# Suggestion for Blackpowder beginer books



## Georgia Hard Hunter (Dec 2, 2016)

I inherited a TC Hawken 50 cal from my Dad, He got it in the early 80's and I'm sure it hasnt been fired since then. The gun looks new but I intend to drop it by a good gun shop to get it checked out. I know very little about blackpowder and I am looking for suggestions for books/videos/websites to learn Blackpowder shooting/cleaning/maintaince


----------



## Roadking65 (Dec 2, 2016)

This website is one of the best places to learn. I got great help and advise from members here! There are some sticky posts like smoke polling 101, with links to other sites as well.

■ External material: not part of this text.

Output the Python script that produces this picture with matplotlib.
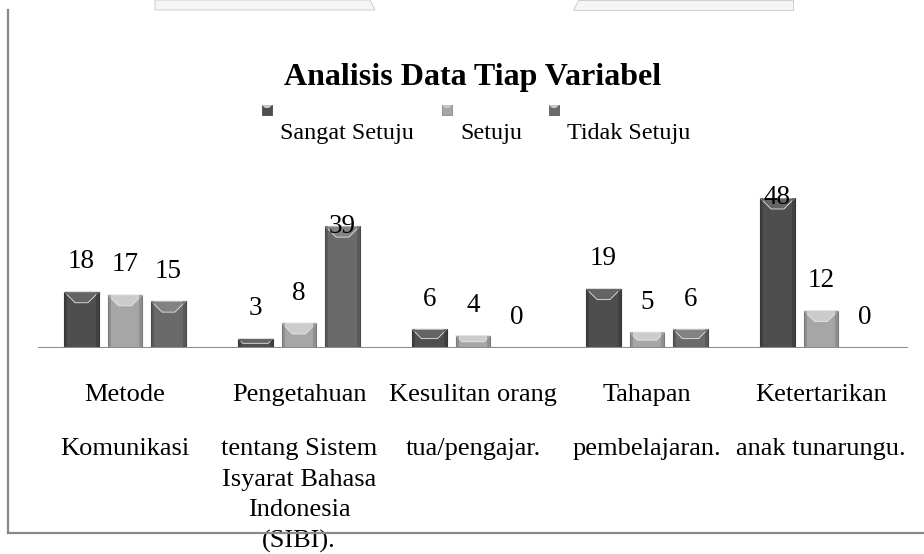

I also own a TC Hawken I like it very much!


----------



## SASS249 (Dec 2, 2016)

Couple of places to start:

http://www.cva.com/Blackpowder-Basics.php

pretty good set of videos.

http://stevespages.com/pdf/lyman_blackpowder.pdf
A little dated and of course emphasizes Lyman products but gives you a pretty good overview of blackpowder shooting.

There is nothing magic about shooting muzzle loaders,  but there are any number of things that you pick up as you shoot more and more.

Nothing is as useful as having someone experienced guide you through a range session or two.


----------



## NCHillbilly (Dec 2, 2016)

"The Book of Buckskinning"vols. 1-6.


----------